[Extracted records]
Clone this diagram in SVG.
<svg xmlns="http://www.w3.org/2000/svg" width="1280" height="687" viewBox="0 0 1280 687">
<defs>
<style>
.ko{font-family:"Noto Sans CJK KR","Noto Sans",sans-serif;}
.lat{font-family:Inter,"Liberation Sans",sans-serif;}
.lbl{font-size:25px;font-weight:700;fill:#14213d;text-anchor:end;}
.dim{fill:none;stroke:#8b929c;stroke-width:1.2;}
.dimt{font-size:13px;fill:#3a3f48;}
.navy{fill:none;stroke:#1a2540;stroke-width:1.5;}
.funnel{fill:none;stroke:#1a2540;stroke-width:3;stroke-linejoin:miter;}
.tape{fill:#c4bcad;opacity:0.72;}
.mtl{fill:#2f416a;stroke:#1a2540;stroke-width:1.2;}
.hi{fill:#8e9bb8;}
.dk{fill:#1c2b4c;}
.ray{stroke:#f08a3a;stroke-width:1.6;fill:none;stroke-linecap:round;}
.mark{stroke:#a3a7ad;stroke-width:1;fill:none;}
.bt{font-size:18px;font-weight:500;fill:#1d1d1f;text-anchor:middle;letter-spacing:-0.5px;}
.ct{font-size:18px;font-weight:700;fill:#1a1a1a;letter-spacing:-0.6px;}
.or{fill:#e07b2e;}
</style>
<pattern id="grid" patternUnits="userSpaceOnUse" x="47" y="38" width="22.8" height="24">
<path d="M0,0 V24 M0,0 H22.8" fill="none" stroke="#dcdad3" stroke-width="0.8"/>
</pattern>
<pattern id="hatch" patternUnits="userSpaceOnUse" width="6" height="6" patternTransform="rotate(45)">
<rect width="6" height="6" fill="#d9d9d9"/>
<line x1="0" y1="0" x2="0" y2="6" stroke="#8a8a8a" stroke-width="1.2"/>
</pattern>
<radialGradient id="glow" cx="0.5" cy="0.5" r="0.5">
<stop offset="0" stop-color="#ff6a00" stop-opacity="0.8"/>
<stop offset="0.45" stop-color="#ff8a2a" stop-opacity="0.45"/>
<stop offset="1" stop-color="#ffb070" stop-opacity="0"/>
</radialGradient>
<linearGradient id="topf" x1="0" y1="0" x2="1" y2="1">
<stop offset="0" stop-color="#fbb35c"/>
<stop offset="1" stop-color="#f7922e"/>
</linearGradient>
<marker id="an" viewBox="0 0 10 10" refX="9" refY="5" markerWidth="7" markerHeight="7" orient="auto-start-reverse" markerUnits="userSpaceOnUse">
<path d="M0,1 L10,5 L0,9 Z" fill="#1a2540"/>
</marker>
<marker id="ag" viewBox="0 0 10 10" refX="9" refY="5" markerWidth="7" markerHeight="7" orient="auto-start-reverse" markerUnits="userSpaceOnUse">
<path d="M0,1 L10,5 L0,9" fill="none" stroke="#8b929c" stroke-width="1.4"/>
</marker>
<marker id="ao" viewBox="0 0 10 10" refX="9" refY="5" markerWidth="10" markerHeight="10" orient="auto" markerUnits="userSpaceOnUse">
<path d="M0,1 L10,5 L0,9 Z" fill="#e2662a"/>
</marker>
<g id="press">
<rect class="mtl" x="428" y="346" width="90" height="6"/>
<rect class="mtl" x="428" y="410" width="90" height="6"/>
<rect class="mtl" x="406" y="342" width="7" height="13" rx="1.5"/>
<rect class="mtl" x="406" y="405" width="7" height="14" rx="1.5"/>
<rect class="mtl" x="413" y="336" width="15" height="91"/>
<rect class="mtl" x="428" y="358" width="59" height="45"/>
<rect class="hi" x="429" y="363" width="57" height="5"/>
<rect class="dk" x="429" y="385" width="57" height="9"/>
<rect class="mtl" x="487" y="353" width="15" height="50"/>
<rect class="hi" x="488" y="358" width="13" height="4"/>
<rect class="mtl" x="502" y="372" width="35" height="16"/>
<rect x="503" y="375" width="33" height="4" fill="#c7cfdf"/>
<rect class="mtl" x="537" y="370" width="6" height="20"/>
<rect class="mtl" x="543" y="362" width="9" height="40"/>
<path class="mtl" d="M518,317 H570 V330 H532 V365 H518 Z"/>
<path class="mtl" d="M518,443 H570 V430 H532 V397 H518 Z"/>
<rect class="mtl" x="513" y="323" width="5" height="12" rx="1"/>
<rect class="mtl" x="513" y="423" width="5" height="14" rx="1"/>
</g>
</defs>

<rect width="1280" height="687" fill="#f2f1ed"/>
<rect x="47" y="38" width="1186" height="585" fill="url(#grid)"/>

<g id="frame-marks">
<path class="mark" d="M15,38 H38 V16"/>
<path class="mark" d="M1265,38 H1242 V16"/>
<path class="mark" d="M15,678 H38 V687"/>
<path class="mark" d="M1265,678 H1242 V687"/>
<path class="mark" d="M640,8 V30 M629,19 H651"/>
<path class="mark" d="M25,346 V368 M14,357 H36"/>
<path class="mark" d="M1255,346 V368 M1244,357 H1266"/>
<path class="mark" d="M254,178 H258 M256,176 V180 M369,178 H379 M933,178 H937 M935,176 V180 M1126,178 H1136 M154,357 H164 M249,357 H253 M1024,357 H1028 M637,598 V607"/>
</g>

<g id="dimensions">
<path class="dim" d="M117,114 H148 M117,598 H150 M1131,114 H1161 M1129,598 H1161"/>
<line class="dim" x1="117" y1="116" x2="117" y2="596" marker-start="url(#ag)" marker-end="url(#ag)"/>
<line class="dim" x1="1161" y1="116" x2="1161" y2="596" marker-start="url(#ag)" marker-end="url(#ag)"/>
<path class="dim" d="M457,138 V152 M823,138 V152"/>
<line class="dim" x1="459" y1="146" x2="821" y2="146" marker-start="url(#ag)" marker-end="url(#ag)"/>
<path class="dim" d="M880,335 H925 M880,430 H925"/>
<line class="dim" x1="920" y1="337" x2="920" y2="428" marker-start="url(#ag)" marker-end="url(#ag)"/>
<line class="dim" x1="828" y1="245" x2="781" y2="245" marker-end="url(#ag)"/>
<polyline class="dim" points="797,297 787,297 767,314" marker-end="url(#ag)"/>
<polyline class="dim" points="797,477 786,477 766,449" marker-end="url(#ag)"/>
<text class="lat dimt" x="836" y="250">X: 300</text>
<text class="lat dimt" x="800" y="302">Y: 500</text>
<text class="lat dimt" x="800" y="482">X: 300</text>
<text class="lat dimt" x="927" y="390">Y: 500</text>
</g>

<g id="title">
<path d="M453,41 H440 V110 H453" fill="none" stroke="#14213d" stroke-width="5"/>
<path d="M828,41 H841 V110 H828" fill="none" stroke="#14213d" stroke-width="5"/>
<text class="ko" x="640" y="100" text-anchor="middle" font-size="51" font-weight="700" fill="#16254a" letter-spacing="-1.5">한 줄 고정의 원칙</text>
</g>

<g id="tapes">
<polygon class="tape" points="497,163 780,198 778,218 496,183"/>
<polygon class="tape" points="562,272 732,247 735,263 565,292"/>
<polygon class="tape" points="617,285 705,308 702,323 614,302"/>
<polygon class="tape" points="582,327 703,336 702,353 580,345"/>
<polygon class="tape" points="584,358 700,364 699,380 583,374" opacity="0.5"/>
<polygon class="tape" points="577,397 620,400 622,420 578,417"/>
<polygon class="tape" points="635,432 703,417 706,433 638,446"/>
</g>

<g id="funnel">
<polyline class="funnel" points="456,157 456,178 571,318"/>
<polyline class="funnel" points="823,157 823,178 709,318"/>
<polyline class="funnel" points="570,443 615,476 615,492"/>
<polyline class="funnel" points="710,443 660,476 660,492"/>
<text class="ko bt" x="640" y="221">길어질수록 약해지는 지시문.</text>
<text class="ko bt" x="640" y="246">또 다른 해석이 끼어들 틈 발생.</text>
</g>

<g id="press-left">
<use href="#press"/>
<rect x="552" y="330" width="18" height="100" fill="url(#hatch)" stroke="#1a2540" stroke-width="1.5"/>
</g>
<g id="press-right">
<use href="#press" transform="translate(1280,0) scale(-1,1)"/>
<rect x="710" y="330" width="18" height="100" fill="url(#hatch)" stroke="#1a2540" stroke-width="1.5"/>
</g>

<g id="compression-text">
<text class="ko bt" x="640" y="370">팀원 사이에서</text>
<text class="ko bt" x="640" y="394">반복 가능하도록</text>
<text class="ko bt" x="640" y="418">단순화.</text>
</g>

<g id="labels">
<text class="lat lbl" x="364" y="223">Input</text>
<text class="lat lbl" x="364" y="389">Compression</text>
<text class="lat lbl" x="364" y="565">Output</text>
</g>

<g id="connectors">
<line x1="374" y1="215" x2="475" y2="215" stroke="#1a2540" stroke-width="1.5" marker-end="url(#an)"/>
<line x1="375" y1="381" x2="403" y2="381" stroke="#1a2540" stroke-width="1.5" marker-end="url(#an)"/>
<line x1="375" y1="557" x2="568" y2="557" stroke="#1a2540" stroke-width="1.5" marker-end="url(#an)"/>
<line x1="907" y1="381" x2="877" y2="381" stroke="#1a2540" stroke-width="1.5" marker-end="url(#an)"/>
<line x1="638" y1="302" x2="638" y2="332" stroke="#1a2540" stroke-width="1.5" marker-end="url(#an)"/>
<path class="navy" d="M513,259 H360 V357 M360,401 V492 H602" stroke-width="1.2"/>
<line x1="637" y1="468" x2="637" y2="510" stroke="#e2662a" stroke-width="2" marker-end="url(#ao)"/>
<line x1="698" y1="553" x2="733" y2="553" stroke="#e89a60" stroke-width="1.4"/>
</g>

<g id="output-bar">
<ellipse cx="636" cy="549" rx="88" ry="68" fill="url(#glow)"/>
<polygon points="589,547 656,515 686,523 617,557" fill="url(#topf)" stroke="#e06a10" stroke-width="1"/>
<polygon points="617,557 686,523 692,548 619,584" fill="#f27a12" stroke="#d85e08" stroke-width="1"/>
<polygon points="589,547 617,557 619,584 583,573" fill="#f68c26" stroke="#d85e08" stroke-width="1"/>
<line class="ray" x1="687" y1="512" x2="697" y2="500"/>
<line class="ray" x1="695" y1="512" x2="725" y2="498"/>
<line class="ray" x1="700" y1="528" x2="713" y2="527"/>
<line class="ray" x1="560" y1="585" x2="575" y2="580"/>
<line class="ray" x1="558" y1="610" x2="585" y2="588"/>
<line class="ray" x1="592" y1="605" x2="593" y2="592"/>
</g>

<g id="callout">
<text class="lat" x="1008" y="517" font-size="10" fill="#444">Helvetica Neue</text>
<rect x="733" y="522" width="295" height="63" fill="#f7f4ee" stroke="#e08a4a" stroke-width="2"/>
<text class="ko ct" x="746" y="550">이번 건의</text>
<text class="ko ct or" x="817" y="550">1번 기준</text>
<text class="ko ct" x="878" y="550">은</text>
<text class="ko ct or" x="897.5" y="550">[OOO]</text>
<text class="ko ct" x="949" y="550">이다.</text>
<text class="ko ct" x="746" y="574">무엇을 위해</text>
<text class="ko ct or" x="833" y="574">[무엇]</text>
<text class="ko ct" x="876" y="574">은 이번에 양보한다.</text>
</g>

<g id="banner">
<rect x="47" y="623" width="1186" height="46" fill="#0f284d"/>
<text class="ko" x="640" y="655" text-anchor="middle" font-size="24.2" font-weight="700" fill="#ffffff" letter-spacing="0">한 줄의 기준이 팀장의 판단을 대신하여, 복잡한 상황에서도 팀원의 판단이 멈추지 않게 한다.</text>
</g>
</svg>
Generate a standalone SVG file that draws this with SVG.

Task to complete: Copy each line that holds the word "this".

Output:
Clone this diagram in SVG.
Generate a standalone SVG file that draws this with SVG.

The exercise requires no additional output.